EXERCISE PROMPT :: Quote the listing below in its entirety, omitting every image.

★ ★ ★ ★

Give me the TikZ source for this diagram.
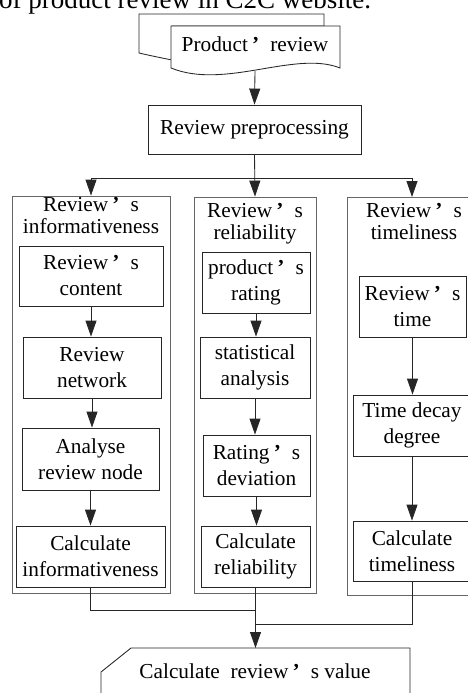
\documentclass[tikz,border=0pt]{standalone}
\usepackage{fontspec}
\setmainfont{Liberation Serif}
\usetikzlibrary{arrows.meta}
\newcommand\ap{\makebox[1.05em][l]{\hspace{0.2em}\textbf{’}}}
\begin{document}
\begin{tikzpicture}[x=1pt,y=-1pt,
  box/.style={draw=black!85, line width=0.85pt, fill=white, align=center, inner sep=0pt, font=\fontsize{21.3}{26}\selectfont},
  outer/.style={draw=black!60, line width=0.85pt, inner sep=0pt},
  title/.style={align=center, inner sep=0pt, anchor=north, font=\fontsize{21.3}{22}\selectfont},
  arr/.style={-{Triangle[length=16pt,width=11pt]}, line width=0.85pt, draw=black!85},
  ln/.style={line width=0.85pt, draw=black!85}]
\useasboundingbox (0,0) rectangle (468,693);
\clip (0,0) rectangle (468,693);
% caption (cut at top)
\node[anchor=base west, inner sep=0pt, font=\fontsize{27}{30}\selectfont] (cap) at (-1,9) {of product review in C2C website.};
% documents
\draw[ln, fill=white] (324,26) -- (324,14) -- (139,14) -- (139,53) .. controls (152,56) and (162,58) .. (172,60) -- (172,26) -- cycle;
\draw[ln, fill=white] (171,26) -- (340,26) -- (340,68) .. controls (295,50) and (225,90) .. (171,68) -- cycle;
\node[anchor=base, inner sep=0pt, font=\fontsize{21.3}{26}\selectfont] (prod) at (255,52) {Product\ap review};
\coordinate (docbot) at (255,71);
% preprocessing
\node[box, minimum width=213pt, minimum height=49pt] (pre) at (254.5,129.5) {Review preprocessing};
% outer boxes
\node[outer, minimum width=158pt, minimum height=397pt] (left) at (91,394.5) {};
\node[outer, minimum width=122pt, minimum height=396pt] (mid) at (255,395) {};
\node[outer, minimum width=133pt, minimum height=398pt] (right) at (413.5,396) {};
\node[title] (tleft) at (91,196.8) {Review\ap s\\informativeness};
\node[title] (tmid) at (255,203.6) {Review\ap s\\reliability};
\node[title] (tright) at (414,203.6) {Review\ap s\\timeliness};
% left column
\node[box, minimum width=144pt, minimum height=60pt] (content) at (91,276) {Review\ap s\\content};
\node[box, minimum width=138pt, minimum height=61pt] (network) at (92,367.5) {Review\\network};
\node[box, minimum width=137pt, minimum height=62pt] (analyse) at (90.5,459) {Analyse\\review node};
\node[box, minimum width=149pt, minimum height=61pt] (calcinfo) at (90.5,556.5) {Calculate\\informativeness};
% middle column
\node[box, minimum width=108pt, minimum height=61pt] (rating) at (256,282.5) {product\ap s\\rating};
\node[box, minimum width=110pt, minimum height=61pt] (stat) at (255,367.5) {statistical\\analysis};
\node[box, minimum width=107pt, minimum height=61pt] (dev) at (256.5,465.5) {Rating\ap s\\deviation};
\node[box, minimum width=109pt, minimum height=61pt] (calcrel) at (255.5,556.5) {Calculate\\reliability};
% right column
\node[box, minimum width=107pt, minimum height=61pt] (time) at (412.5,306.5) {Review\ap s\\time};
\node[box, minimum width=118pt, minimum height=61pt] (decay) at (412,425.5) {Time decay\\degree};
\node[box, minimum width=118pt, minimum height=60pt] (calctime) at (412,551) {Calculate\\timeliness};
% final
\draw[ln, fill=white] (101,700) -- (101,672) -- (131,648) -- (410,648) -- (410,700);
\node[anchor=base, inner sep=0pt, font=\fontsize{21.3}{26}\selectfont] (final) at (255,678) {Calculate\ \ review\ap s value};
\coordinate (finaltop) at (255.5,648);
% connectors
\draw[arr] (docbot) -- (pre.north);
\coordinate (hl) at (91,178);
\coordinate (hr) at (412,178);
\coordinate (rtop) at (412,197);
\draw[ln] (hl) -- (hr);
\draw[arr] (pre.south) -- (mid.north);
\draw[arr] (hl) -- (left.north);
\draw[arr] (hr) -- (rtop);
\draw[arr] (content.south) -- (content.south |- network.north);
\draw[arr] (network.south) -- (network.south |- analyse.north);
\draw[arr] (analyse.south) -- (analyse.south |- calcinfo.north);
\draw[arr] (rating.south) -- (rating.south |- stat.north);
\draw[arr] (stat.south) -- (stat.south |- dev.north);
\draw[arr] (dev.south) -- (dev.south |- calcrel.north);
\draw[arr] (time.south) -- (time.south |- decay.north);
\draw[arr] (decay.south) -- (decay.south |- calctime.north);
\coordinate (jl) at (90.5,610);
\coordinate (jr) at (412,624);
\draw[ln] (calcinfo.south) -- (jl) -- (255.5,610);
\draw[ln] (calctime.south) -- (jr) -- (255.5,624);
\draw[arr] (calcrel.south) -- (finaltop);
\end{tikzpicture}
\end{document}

★ ★ ★ ★

EXPECTED ANSWER ::
Give me the TikZ source for this diagram.
\documentclass[tikz,border=0pt]{standalone}
\usepackage{fontspec}
\setmainfont{Liberation Serif}
\usetikzlibrary{arrows.meta}
\newcommand\ap{\makebox[1.05em][l]{\hspace{0.2em}\textbf{’}}}
\begin{document}
\begin{tikzpicture}[x=1pt,y=-1pt,
  box/.style={draw=black!85, line width=0.85pt, fill=white, align=center, inner sep=0pt, font=\fontsize{21.3}{26}\selectfont},
  outer/.style={draw=black!60, line width=0.85pt, inner sep=0pt},
  title/.style={align=center, inner sep=0pt, anchor=north, font=\fontsize{21.3}{22}\selectfont},
  arr/.style={-{Triangle[length=16pt,width=11pt]}, line width=0.85pt, draw=black!85},
  ln/.style={line width=0.85pt, draw=black!85}]
\useasboundingbox (0,0) rectangle (468,693);
\clip (0,0) rectangle (468,693);
% caption (cut at top)
\node[anchor=base west, inner sep=0pt, font=\fontsize{27}{30}\selectfont] (cap) at (-1,9) {of product review in C2C website.};
% documents
\draw[ln, fill=white] (324,26) -- (324,14) -- (139,14) -- (139,53) .. controls (152,56) and (162,58) .. (172,60) -- (172,26) -- cycle;
\draw[ln, fill=white] (171,26) -- (340,26) -- (340,68) .. controls (295,50) and (225,90) .. (171,68) -- cycle;
\node[anchor=base, inner sep=0pt, font=\fontsize{21.3}{26}\selectfont] (prod) at (255,52) {Product\ap review};
\coordinate (docbot) at (255,71);
% preprocessing
\node[box, minimum width=213pt, minimum height=49pt] (pre) at (254.5,129.5) {Review preprocessing};
% outer boxes
\node[outer, minimum width=158pt, minimum height=397pt] (left) at (91,394.5) {};
\node[outer, minimum width=122pt, minimum height=396pt] (mid) at (255,395) {};
\node[outer, minimum width=133pt, minimum height=398pt] (right) at (413.5,396) {};
\node[title] (tleft) at (91,196.8) {Review\ap s\\informativeness};
\node[title] (tmid) at (255,203.6) {Review\ap s\\reliability};
\node[title] (tright) at (414,203.6) {Review\ap s\\timeliness};
% left column
\node[box, minimum width=144pt, minimum height=60pt] (content) at (91,276) {Review\ap s\\content};
\node[box, minimum width=138pt, minimum height=61pt] (network) at (92,367.5) {Review\\network};
\node[box, minimum width=137pt, minimum height=62pt] (analyse) at (90.5,459) {Analyse\\review node};
\node[box, minimum width=149pt, minimum height=61pt] (calcinfo) at (90.5,556.5) {Calculate\\informativeness};
% middle column
\node[box, minimum width=108pt, minimum height=61pt] (rating) at (256,282.5) {product\ap s\\rating};
\node[box, minimum width=110pt, minimum height=61pt] (stat) at (255,367.5) {statistical\\analysis};
\node[box, minimum width=107pt, minimum height=61pt] (dev) at (256.5,465.5) {Rating\ap s\\deviation};
\node[box, minimum width=109pt, minimum height=61pt] (calcrel) at (255.5,556.5) {Calculate\\reliability};
% right column
\node[box, minimum width=107pt, minimum height=61pt] (time) at (412.5,306.5) {Review\ap s\\time};
\node[box, minimum width=118pt, minimum height=61pt] (decay) at (412,425.5) {Time decay\\degree};
\node[box, minimum width=118pt, minimum height=60pt] (calctime) at (412,551) {Calculate\\timeliness};
% final
\draw[ln, fill=white] (101,700) -- (101,672) -- (131,648) -- (410,648) -- (410,700);
\node[anchor=base, inner sep=0pt, font=\fontsize{21.3}{26}\selectfont] (final) at (255,678) {Calculate\ \ review\ap s value};
\coordinate (finaltop) at (255.5,648);
% connectors
\draw[arr] (docbot) -- (pre.north);
\coordinate (hl) at (91,178);
\coordinate (hr) at (412,178);
\coordinate (rtop) at (412,197);
\draw[ln] (hl) -- (hr);
\draw[arr] (pre.south) -- (mid.north);
\draw[arr] (hl) -- (left.north);
\draw[arr] (hr) -- (rtop);
\draw[arr] (content.south) -- (content.south |- network.north);
\draw[arr] (network.south) -- (network.south |- analyse.north);
\draw[arr] (analyse.south) -- (analyse.south |- calcinfo.north);
\draw[arr] (rating.south) -- (rating.south |- stat.north);
\draw[arr] (stat.south) -- (stat.south |- dev.north);
\draw[arr] (dev.south) -- (dev.south |- calcrel.north);
\draw[arr] (time.south) -- (time.south |- decay.north);
\draw[arr] (decay.south) -- (decay.south |- calctime.north);
\coordinate (jl) at (90.5,610);
\coordinate (jr) at (412,624);
\draw[ln] (calcinfo.south) -- (jl) -- (255.5,610);
\draw[ln] (calctime.south) -- (jr) -- (255.5,624);
\draw[arr] (calcrel.south) -- (finaltop);
\end{tikzpicture}
\end{document}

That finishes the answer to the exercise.